Looking at my life as a Carlton and Labor supporter, I have to concede that Carlton have done better under the Coalition than Labor. Our flags in 1968, 1970 and 1972 were all achieved under Coalition governments. Whitlam was elected in December 1972 – we lost the 1973 Grand Final! The next period of success, flags in 1979, 1981 and 1982, was all under the Prime Ministership of Malcolm Fraser, himself a Carlton supporter. Ironically, the 17-year Prime Ministership of Robert Menzies, another Carlton supporter, from 1949 to 1966, was a barren time for Carlton. Indeed Carlton’s premiership drought from 1945 to 1968 matches Labor’s 23 years in opposition from 1949 to 1972.
We lost the 1986 Grand Final under Hawke but then won the following year. Not a great return for eight years of Hawke (who supported the Swans – I’m not sure why!). The 1987 premiership came after Hawke had won his third term with a double dissolution election win in July. Paul Keating, who defeated Hawke in 1991 in the contest for Labor leader, plumped for Collingwood, which suited him, but I don’t think he was ever a True Believer. His politics was always more Rugby League than AFL.
John Elliott became Carlton president in 1983, providing a Liberal counterpoint to Hawke. He became President of the Liberal Party in 1987 and thus presided over our premiership that year. He was still President of Carlton for our most recent Premiership in 1995, the last that money could buy – before the draft and salary cap took hold. During his long reign, the club came to be identified with him – painful to a Labor Blue!
Another man who bridges the two worlds is Justin Madden, giant Carlton ruckman who memorably had a bounce in the 1987 Grand Final then became Labor Member for Essendon in the Victorian Parliament and a minister in the Bracks/Brumby governments.
Elliott’s reign came to an abrupt and painful end in 2002 after we achieved our first wooden spoon. It transpired that Carlton had systematically circumvented the salary cap and there were fines and draft penalties that penalised the club rather than the people involved.
John Howard, a Sydneysider, won his first election in 1996 having lost in 1987. I am not aware of him having any interest in football, but he was a cricket tragic. Labor was led to defeat in 1998 and 2001 by Kim Beazley from WA, a Dockers supporter. 2004 was a nadir for both Carlton and the ALP. Carlton won the wooden spoon and the ALP, under Mark Latham, another Sydney hard man, lost so badly that the Coalition took control of the Senate.
Carlton’s fortunes started to improve in 2007 with new leadership. Labor, under the new leadership of Kevin Rudd, won the election in November.
Carlton made the finals 2009 to 2011 but could not get to the Grand Final. In 2009, we lost to Brisbane in Brisbane by 7 points. Rudd, a Queenslander, supported the Brisbane Lions and it was piquant that his deputy and nemesis Julia Gillard, supported the Western Bulldogs. The two met in the semi-final with the Bulldogs victorious, an omen for Gillard who ousted Rudd the following year.

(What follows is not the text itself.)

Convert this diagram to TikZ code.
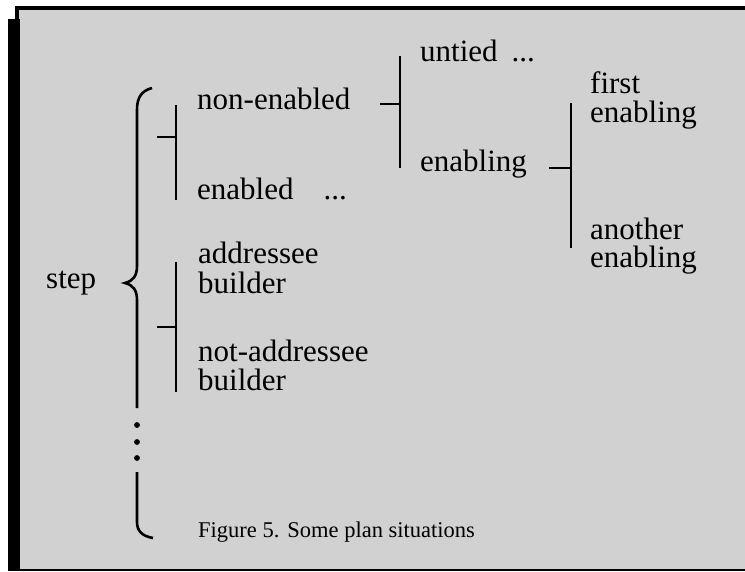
\documentclass[tikz,border=0pt]{standalone}
\usepackage{fontspec}
\setmainfont{Liberation Serif}
\begin{document}
\begin{tikzpicture}[x=1pt,y=-1pt,
  lbl/.style={anchor=base west,inner sep=0pt,font=\fontsize{31}{31}\selectfont},
  capt/.style={anchor=base west,inner sep=0pt,font=\fontsize{22.5}{22.5}\selectfont},
  br/.style={line width=2.6pt},
  halftone/.style={fill=black!18},
  ink/.style={fill=black}]
\useasboundingbox (0,0) rectangle (745,572);
\fill[white] (0,0) rectangle (745,572);
% frame
\fill[halftone] (17,9) rectangle (745,570);
\fill[ink] (15,6) rectangle (745,10);
\fill[ink] (8,19) rectangle (20,571);
\fill[ink] (15,6) rectangle (19,571);
\fill[ink] (17,568.5) rectangle (745,571);
% texts
\node[lbl] (step) at (46,289) {step};
\node[lbl] (nonen) at (197,110) {non-enabled};
\node[lbl] (enabled) at (197,200) {enabled\hspace{30pt}...};
\node[lbl] (addr1) at (198,264) {addressee};
\node[lbl] (addr2) at (198,294) {builder};
\node[lbl] (naddr1) at (198,361) {not-addressee};
\node[lbl] (naddr2) at (198,390) {builder};
\node[lbl] (untied) at (420,62) {untied\hspace{14pt}...};
\node[lbl] (enabling) at (420,172) {enabling};
\node[lbl] (first1) at (590,94) {first};
\node[lbl] (first2) at (590,123) {enabling};
\node[lbl] (anoth1) at (590,240) {another};
\node[lbl] (anoth2) at (590,268) {enabling};
\node[capt] (caption) at (198,537) {Figure 5.\hspace{8pt}Some plan situations};
% big brace
\draw[br] (152,88) .. controls (141,91) and (137,98) .. (137,110) -- (137,266)
  .. controls (137,276) and (133,281) .. (125,283)
  .. controls (133,285) and (137,290) .. (137,300) -- (137,408);
\fill (137,425) circle (2.9pt);
\fill (137,442) circle (2.9pt);
\fill (137,458) circle (2.9pt);
\draw[br] (137,472) -- (137,522) .. controls (137,531) and (142,536) .. (153,538);
% level 1 brackets
\coordinate (u1t) at (176,105); \coordinate (u1b) at (176,200);
\coordinate (u1j) at (176,137); \coordinate (u1s) at (157,137);
\draw[br] (u1t) -- (u1b); \draw[br] (u1s) -- (u1j);
\coordinate (l1t) at (176,262); \coordinate (l1b) at (176,392);
\coordinate (l1j) at (176,327); \coordinate (l1s) at (157,327);
\draw[br] (l1t) -- (l1b); \draw[br] (l1s) -- (l1j);
% level 2 bracket
\coordinate (l2t) at (400,56); \coordinate (l2b) at (400,168);
\coordinate (l2j) at (400,104); \coordinate (l2s) at (380,104);
\draw[br] (l2t) -- (l2b); \draw[br] (l2s) -- (l2j);
% level 3 bracket
\coordinate (l3t) at (571,103); \coordinate (l3b) at (571,248);
\coordinate (l3j) at (571,168); \coordinate (l3s) at (549,168);
\draw[br] (l3t) -- (l3b); \draw[br] (l3s) -- (l3j);
\end{tikzpicture}
\end{document}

2010 was the year the election produced a hung parliament and a drawn Grand Final.
Carlton finished fifth in 2011 and won the Elimination Final against Essendon but again lost in an interstate semi-final, this time to West Coast.
Bill Shorten, a Collingwood supporter, engineered both the replacement of Rudd by Gillard in 2010 (the year Collingwood won the Grand Final Replay) and the change back to Rudd in 2013. After the 2013 loss, he became leader. Carlton too went through a period of sacking coaches – from Wayne Brittain in 2002, Denis Pagan in 2007, Brett Ratten in 2012, Mick Malthouse in 2015, Brendon Bolton in 2019, and David Teague in 2021. The irony is that these coaches were sacked for lack of success yet Rudd, Gillard, Abbott and Turnbull were all replaced after winning an election, before they had the chance to lose one!
Perhaps we should look at prior experience like prior ministerial experience. It is striking that both Abbott and Turnbull had previous stints as Opposition Leader before they became PM. This applied to John Howard too. It is also notable that David Parkin coached Carlton in two stints. There have been no second acts at Carlton since his retirement in 2000.
Different games, different stakes. Both need teams and inspiring leaders. In footy, winning the premiership is the pinnacle. In politics, winning the election is just the beginning. Well, Labor has done its bit. Over to you, Blueboys!